Não gosto de musicais, sobretudo se forem cantados do início ao fim: são para mim ridículos, irritantes e aborrecidos. Isto nada tem a ver com preconceito, mas com o contrário, o “saber de experiência feito” pois, à conta de ver tantos, fui formando opinião e conhecendo os meus gostos. Quanto aos outros musicais – aqueles que não necessitam de transformar numa melodia o aviso de que o personagem vai à cozinha fazer um café, para depois dar um beijo no ou na apaixonado(a), seguindo o relato cantado da sugestão para um passeio de carro – a história é outra, e Música no Coração (por exemplo) é um dos filmes da minha vida.

Chapéus de Chuva de Cherburgo é uma excepção.

A história é do mais cliché que podemos apanhar – Em Cherburgo, uma menina, filha da dona de uma loja de chapéus de chuva, tem um pretendente pobre que parte para a guerra e na sua ausência, a mãe tenta juntá-la com um pretendente rico que entretanto visita a loja. O primeiro regressa da guerra e…

Jacques Demy venceu a Palma de Ouro em Cannes em 1964 com esta obra cantada do início ao fim. Para aguentar um filme destes, a música não poderia ser deixada ao acaso e Michel Legrand tem aqui, provavelmente, a sua primeira grande marca no cinema. Catherine Deneuve, no papel de Geneviève, tem um dos primeiros grandes papéis da carreira e todos os movimentos, trabalho de câmara (a partida do comboio da estação de Cherburgo), cenários multicolores e ambiente demonstram o enorme mérito deste grande realizador, precocemente vitimado pela Sida aos cinquenta e nove anos.

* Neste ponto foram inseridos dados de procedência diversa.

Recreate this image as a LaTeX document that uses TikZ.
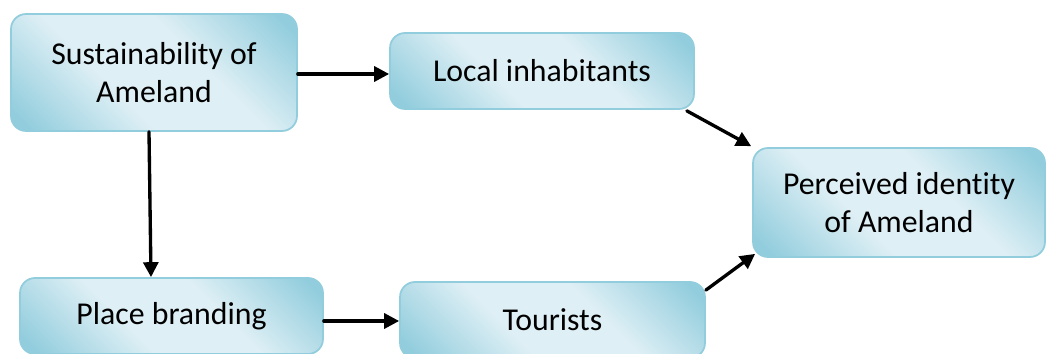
\documentclass[tikz,border=0pt]{standalone}
\usepackage{fontspec}
\setmainfont[Ligatures=NoCommon]{Carlito}
\usetikzlibrary{arrows.meta,positioning}
\definecolor{boxdark}{RGB}{146,205,221}
\definecolor{boxlight}{RGB}{222,239,245}
\pgfdeclareverticalshading{boxshade}{100bp}{color(0bp)=(boxdark); color(18bp)=(boxdark);
  color(40bp)=(boxlight); color(60bp)=(boxlight); color(82bp)=(boxdark); color(100bp)=(boxdark)}

\begin{document}
\begin{tikzpicture}[x=0.02cm,y=-0.02cm,line cap=round,line join=round,
  box/.style={draw=boxdark,line width=1pt,rounded corners=0.3cm,
    shading=boxshade,shading angle=-45,
    align=center,inner sep=0pt,font=\fontsize{18.1}{21.5}\selectfont},
  link/.style={-{Triangle[length=8.5pt,width=8.5pt]},line width=1.9pt}]
\useasboundingbox (0,0) rectangle (1046,354);
% boxes
\node[box,minimum width=5.72cm,minimum height=2.34cm] (sust) at (154,72.5) {Sustainability of\\Ameland};
\node[box,minimum width=6.08cm,minimum height=1.52cm] (local) at (542,71) {Local inhabitants};
\node[box,minimum width=5.84cm,minimum height=2.18cm] (ident) at (899,202.5) {Perceived identity\\of Ameland};
\node[box,minimum width=6.06cm,minimum height=1.52cm] (brand) at (171.5,316) {Place branding};
\node[box,minimum width=6.10cm,minimum height=1.52cm] (tour) at (552.5,320) {Tourists};
% arrows
\draw[link] ([yshift=-0.03cm]sust.east) -- ([yshift=-0.03cm]sust.east -| local.west);
\draw[link] ([xshift=-0.1cm]sust.south) -- ([xshift=-0.06cm]sust.south |- brand.north);
\draw[link] ([yshift=-0.1cm]brand.east) -- ([yshift=-0.1cm]brand.east -| tour.west);
\draw[link] ([xshift=-0.16cm,yshift=-0.02cm]local.south east) -- ([xshift=-0.02cm,yshift=0.02cm]ident.north west);
\draw[link] ([yshift=-0.18cm]tour.north east) -- ([xshift=0.06cm,yshift=0.08cm]ident.south west);
\end{tikzpicture}
\end{document}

Contudo, não estaria hoje a escrever estas linhas se não tivesse visto o filme no momento certo, por volta de 2011-2012, e se aquele final não me tivesse atingido da forma que o fez. Saquei o filme por conselho do Vitor, um amigo que achou que a história (e o seu desfecho) trariam algo à minha vida daquele momento. Mais tarde, voltei a vê-lo numa sessão de cinema ao ar livre na Casa da Achada, Mouraria. O mesmo estremecimento, estarrecimento, e a certeza de que a minha paixão pelo cinema é mesmo algo que não herdei de ninguém mas fui construindo ao longo da vida.

Tantas são as vezes que um fecho mal apertado pode estragar um livro ou um filme. Noutras ocasiões salva-o. Neste caso consegue elevar-nos (ainda mais), transformando um simples musical melodramático em algo muito mais sério. É a Arte a alertar-nos que o valor do que nos acontece depende da atenção que dedicamos e do momento por que passamos. Ainda bem que vi Os Chapéus de Chuva de Cherburgo naquela altura da minha vida pois não é fácil guardar obras tão profundamente após passar a fronteira da maioridade.